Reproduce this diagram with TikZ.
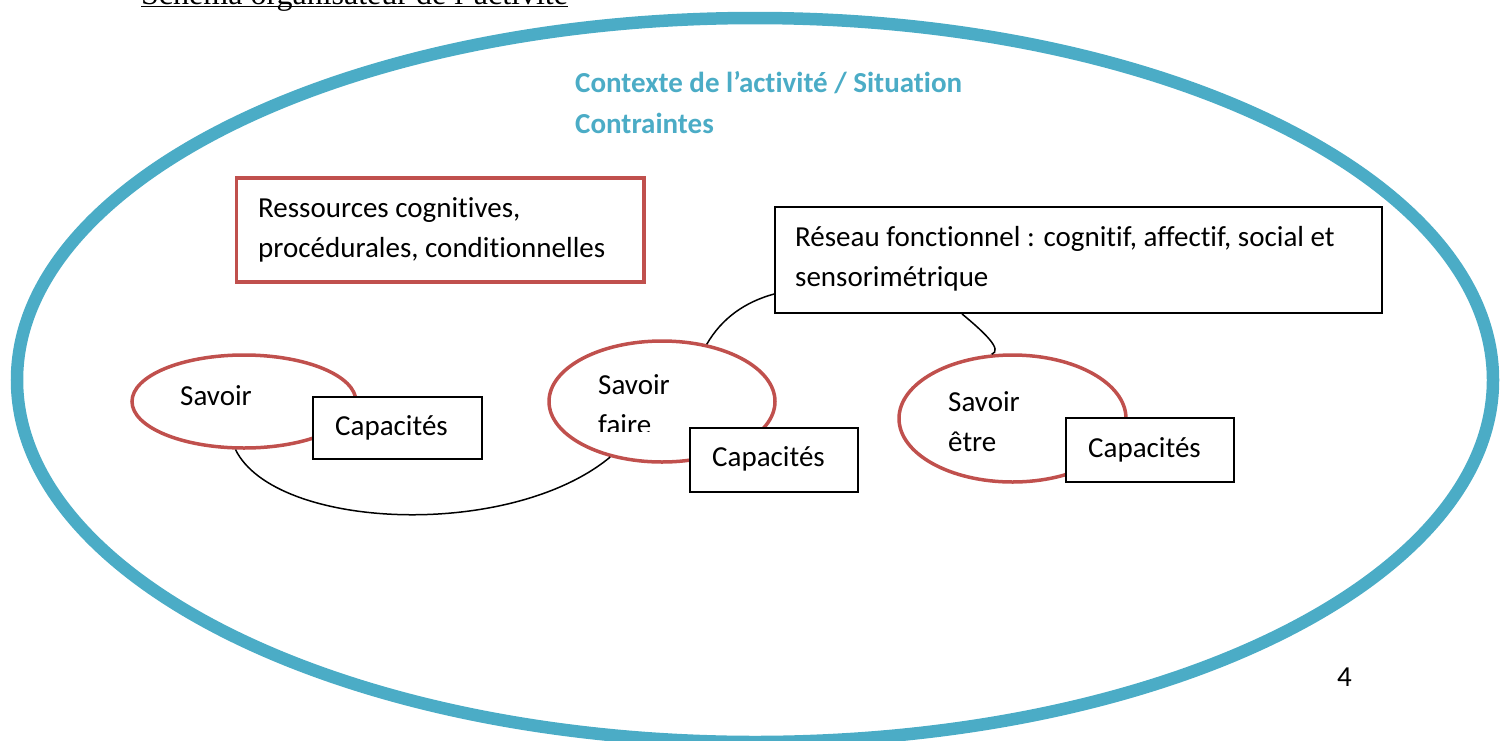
\documentclass[tikz,border=0pt]{standalone}
\usepackage{fontspec}
\setmainfont[Ligatures=NoCommon]{Carlito}
\newfontfamily\serifent{Liberation Serif}
\usepackage{tikz}
\usetikzlibrary{shapes,positioning}
\definecolor{bleuctx}{HTML}{4BACC6}
\definecolor{rougeres}{HTML}{C0504D}

\begin{document}
\begin{tikzpicture}[x=1pt,y=-1pt,
    txt/.style={anchor=base west, inner sep=0pt, align=left, font=\fontsize{29}{40}\selectfont},
    cadre/.style={ellipse, draw=bleuctx, line width=12.5pt, inner sep=0pt},
    bulle/.style={ellipse, draw=rougeres, line width=3.5pt, inner sep=0pt},
    boite/.style={rectangle, draw=black, line width=1.8pt, fill=white, inner sep=0pt},
    lien/.style={draw=black, line width=1.5pt}]

	\useasboundingbox (0,0) rectangle (1505,740);
	\clip (0,0) rectangle (1505,740);

	% en-tete coupe en haut de page
	\node [txt, font=\serifent\fontsize{32}{38}\selectfont] (entete) at (141,4) {Schéma organisateur de l’activité};
	\draw [line width=1.6pt] ([yshift=-2.5pt]entete.base west) -- ([yshift=-2.5pt]entete.base east);

	% le contexte (base des textes sur 2 lignes = derniere ligne)
	\node [cadre, minimum width=1476pt, minimum height=724pt] (contexte) at (755,380) {};
	\node [txt, text=bleuctx, font=\bfseries\fontsize{29}{41}\selectfont] (situation) at (575,133) {Contexte de l’activité / Situation\\Contraintes};

	% ressources et reseau
	\node [boite, draw=rougeres, line width=3.5pt, minimum width=407.5pt, minimum height=104pt] (ressources) at (440,230) {};
	\node [txt] (ressourcestxt) at (258,257) {Ressources cognitives,\\procédurales, conditionnelles};
	\node [boite, minimum width=607pt, minimum height=106pt] (reseau) at (1078.5,260) {};
	\node [txt] (reseautxt) at (795,286) {Réseau fonctionnel : cognitif, affectif, social et\\sensorimétrique};

	% les trois savoirs
	\node [bulle, minimum width=224pt, minimum height=93pt] (savoir) at (244,401.5) {};
	\node [bulle, minimum width=226pt, minimum height=121pt] (savoirfaire) at (662,401.5) {};
	\node [bulle, minimum width=227pt, minimum height=127pt] (savoiretre) at (1012.5,418.5) {};

	\node [txt] (savoirtxt) at (180,405) {Savoir};
	\begin{scope}
		\clip (560,360) rectangle (700,431);
		\node [txt] (savoirfairetxt) at (598,434) {Savoir\\faire};
	\end{scope}
	\node [txt] (savoiretretxt) at (948,451) {Savoir\\être};

	% liens
	\draw [lien] (savoir.260) .. controls (275,530) and (510,540) .. (savoirfaire.227);
	\draw [lien] (savoirfaire.52) .. controls (722,318) and (745,302) .. ([yshift=-34pt]reseau.west);
	\draw [lien] ([xshift=-116.5pt]reseau.south) .. controls (985,333) and (1003,350) .. (savoiretre.108);

	% capacites
	\node [boite, minimum width=169pt, minimum height=62pt] (cap1) at (397.5,428) {};
	\node [txt] (cap1txt) at (335,435) {Capacités};
	\node [boite, minimum width=168pt, minimum height=64pt] (cap2) at (774,460) {};
	\node [txt] (cap2txt) at (712,466) {Capacités};
	\node [boite, minimum width=168pt, minimum height=64pt] (cap3) at (1150,450) {};
	\node [txt] (cap3txt) at (1088,457) {Capacités};

	\node [txt] (page) at (1337,686) {4};

\end{tikzpicture}
\end{document}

################

**The problem:**
Every line of the material is to be quoted exactly, with no pictures carried over.

**Solution:**
Reproduce this diagram with TikZ.
\documentclass[tikz,border=0pt]{standalone}
\usepackage{fontspec}
\setmainfont[Ligatures=NoCommon]{Carlito}
\newfontfamily\serifent{Liberation Serif}
\usepackage{tikz}
\usetikzlibrary{shapes,positioning}
\definecolor{bleuctx}{HTML}{4BACC6}
\definecolor{rougeres}{HTML}{C0504D}

\begin{document}
\begin{tikzpicture}[x=1pt,y=-1pt,
    txt/.style={anchor=base west, inner sep=0pt, align=left, font=\fontsize{29}{40}\selectfont},
    cadre/.style={ellipse, draw=bleuctx, line width=12.5pt, inner sep=0pt},
    bulle/.style={ellipse, draw=rougeres, line width=3.5pt, inner sep=0pt},
    boite/.style={rectangle, draw=black, line width=1.8pt, fill=white, inner sep=0pt},
    lien/.style={draw=black, line width=1.5pt}]

	\useasboundingbox (0,0) rectangle (1505,740);
	\clip (0,0) rectangle (1505,740);

	% en-tete coupe en haut de page
	\node [txt, font=\serifent\fontsize{32}{38}\selectfont] (entete) at (141,4) {Schéma organisateur de l’activité};
	\draw [line width=1.6pt] ([yshift=-2.5pt]entete.base west) -- ([yshift=-2.5pt]entete.base east);

	% le contexte (base des textes sur 2 lignes = derniere ligne)
	\node [cadre, minimum width=1476pt, minimum height=724pt] (contexte) at (755,380) {};
	\node [txt, text=bleuctx, font=\bfseries\fontsize{29}{41}\selectfont] (situation) at (575,133) {Contexte de l’activité / Situation\\Contraintes};

	% ressources et reseau
	\node [boite, draw=rougeres, line width=3.5pt, minimum width=407.5pt, minimum height=104pt] (ressources) at (440,230) {};
	\node [txt] (ressourcestxt) at (258,257) {Ressources cognitives,\\procédurales, conditionnelles};
	\node [boite, minimum width=607pt, minimum height=106pt] (reseau) at (1078.5,260) {};
	\node [txt] (reseautxt) at (795,286) {Réseau fonctionnel : cognitif, affectif, social et\\sensorimétrique};

	% les trois savoirs
	\node [bulle, minimum width=224pt, minimum height=93pt] (savoir) at (244,401.5) {};
	\node [bulle, minimum width=226pt, minimum height=121pt] (savoirfaire) at (662,401.5) {};
	\node [bulle, minimum width=227pt, minimum height=127pt] (savoiretre) at (1012.5,418.5) {};

	\node [txt] (savoirtxt) at (180,405) {Savoir};
	\begin{scope}
		\clip (560,360) rectangle (700,431);
		\node [txt] (savoirfairetxt) at (598,434) {Savoir\\faire};
	\end{scope}
	\node [txt] (savoiretretxt) at (948,451) {Savoir\\être};

	% liens
	\draw [lien] (savoir.260) .. controls (275,530) and (510,540) .. (savoirfaire.227);
	\draw [lien] (savoirfaire.52) .. controls (722,318) and (745,302) .. ([yshift=-34pt]reseau.west);
	\draw [lien] ([xshift=-116.5pt]reseau.south) .. controls (985,333) and (1003,350) .. (savoiretre.108);

	% capacites
	\node [boite, minimum width=169pt, minimum height=62pt] (cap1) at (397.5,428) {};
	\node [txt] (cap1txt) at (335,435) {Capacités};
	\node [boite, minimum width=168pt, minimum height=64pt] (cap2) at (774,460) {};
	\node [txt] (cap2txt) at (712,466) {Capacités};
	\node [boite, minimum width=168pt, minimum height=64pt] (cap3) at (1150,450) {};
	\node [txt] (cap3txt) at (1088,457) {Capacités};

	\node [txt] (page) at (1337,686) {4};

\end{tikzpicture}
\end{document}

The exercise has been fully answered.